Recorded information:
*****

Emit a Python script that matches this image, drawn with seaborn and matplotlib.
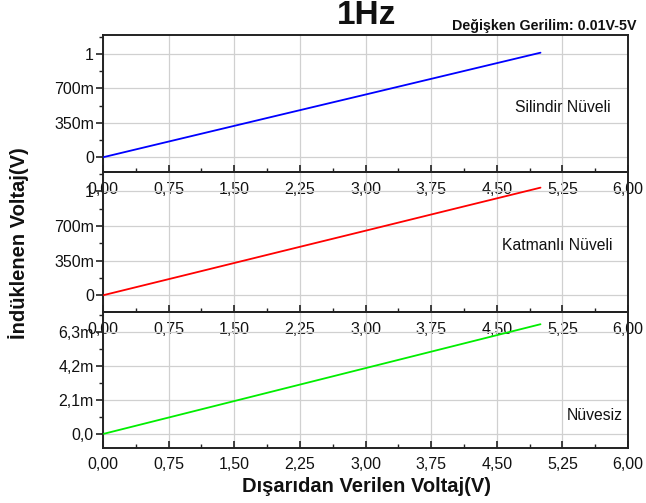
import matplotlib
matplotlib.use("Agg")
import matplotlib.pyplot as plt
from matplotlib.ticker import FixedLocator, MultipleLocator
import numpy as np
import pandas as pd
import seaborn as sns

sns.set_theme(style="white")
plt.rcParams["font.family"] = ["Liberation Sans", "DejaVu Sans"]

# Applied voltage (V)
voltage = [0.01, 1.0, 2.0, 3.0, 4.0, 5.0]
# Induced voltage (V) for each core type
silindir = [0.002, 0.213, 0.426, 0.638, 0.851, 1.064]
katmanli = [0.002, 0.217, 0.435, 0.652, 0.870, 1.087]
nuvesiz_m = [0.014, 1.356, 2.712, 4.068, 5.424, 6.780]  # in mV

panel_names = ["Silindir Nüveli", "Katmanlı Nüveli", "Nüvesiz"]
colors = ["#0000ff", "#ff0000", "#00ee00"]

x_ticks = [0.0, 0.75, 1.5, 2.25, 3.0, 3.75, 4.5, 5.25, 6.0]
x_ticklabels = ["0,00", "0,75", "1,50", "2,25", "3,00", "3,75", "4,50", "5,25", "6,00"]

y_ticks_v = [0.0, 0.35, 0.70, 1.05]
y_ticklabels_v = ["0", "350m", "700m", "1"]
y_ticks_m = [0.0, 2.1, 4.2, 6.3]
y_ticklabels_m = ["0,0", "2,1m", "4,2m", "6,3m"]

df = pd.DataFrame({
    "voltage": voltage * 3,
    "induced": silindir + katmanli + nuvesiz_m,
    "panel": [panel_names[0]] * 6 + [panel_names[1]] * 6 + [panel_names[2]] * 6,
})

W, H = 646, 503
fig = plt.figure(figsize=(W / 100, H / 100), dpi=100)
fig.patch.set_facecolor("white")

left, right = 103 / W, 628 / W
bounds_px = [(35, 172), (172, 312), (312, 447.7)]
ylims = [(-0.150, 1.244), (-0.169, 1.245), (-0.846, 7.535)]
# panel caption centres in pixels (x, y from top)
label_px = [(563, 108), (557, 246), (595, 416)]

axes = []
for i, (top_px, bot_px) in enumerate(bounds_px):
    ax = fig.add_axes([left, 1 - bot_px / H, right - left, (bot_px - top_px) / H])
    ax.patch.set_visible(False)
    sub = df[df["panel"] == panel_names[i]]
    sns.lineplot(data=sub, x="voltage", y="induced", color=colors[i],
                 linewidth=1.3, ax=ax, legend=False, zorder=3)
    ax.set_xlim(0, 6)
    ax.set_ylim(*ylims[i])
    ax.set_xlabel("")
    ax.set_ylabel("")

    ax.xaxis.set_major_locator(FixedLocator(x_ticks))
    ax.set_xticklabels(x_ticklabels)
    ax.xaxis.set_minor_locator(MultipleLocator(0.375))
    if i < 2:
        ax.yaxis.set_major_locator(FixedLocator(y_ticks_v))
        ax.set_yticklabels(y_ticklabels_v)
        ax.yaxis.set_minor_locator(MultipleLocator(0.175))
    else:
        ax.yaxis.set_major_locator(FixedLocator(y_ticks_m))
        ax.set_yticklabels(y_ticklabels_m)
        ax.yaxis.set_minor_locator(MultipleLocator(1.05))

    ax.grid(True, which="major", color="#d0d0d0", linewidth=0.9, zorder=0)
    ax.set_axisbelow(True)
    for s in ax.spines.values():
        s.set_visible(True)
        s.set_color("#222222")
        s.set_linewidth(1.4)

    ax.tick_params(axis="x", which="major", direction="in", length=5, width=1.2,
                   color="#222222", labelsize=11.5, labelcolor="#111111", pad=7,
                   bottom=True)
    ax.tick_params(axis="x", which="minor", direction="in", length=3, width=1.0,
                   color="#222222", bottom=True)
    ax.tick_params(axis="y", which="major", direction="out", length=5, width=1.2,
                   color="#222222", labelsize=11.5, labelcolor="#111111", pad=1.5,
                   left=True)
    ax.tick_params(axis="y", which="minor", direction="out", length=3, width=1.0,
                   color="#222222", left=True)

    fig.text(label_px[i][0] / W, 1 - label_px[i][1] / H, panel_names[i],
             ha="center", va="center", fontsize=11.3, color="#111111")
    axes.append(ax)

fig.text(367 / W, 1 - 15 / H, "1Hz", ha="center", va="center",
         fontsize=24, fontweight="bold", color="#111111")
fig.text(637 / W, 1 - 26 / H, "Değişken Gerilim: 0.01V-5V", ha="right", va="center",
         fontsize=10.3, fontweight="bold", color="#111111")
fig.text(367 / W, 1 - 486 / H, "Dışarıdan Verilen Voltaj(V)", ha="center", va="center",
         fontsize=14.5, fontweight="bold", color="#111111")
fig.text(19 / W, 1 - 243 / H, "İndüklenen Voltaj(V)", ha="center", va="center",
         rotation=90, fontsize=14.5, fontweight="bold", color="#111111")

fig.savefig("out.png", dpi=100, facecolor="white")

*****

Brief: Repeat exactly and only the lines from the start of the data above through the line that holds "label_px = [(563, 108), (557, 246), (595, 416)]", inclusive. Pictures do not belong in the copy.

Result for this task:
Emit a Python script that matches this image, drawn with seaborn and matplotlib.
import matplotlib
matplotlib.use("Agg")
import matplotlib.pyplot as plt
from matplotlib.ticker import FixedLocator, MultipleLocator
import numpy as np
import pandas as pd
import seaborn as sns

sns.set_theme(style="white")
plt.rcParams["font.family"] = ["Liberation Sans", "DejaVu Sans"]

# Applied voltage (V)
voltage = [0.01, 1.0, 2.0, 3.0, 4.0, 5.0]
# Induced voltage (V) for each core type
silindir = [0.002, 0.213, 0.426, 0.638, 0.851, 1.064]
katmanli = [0.002, 0.217, 0.435, 0.652, 0.870, 1.087]
nuvesiz_m = [0.014, 1.356, 2.712, 4.068, 5.424, 6.780]  # in mV

panel_names = ["Silindir Nüveli", "Katmanlı Nüveli", "Nüvesiz"]
colors = ["#0000ff", "#ff0000", "#00ee00"]

x_ticks = [0.0, 0.75, 1.5, 2.25, 3.0, 3.75, 4.5, 5.25, 6.0]
x_ticklabels = ["0,00", "0,75", "1,50", "2,25", "3,00", "3,75", "4,50", "5,25", "6,00"]

y_ticks_v = [0.0, 0.35, 0.70, 1.05]
y_ticklabels_v = ["0", "350m", "700m", "1"]
y_ticks_m = [0.0, 2.1, 4.2, 6.3]
y_ticklabels_m = ["0,0", "2,1m", "4,2m", "6,3m"]

df = pd.DataFrame({
    "voltage": voltage * 3,
    "induced": silindir + katmanli + nuvesiz_m,
    "panel": [panel_names[0]] * 6 + [panel_names[1]] * 6 + [panel_names[2]] * 6,
})

W, H = 646, 503
fig = plt.figure(figsize=(W / 100, H / 100), dpi=100)
fig.patch.set_facecolor("white")

left, right = 103 / W, 628 / W
bounds_px = [(35, 172), (172, 312), (312, 447.7)]
ylims = [(-0.150, 1.244), (-0.169, 1.245), (-0.846, 7.535)]
# panel caption centres in pixels (x, y from top)
label_px = [(563, 108), (557, 246), (595, 416)]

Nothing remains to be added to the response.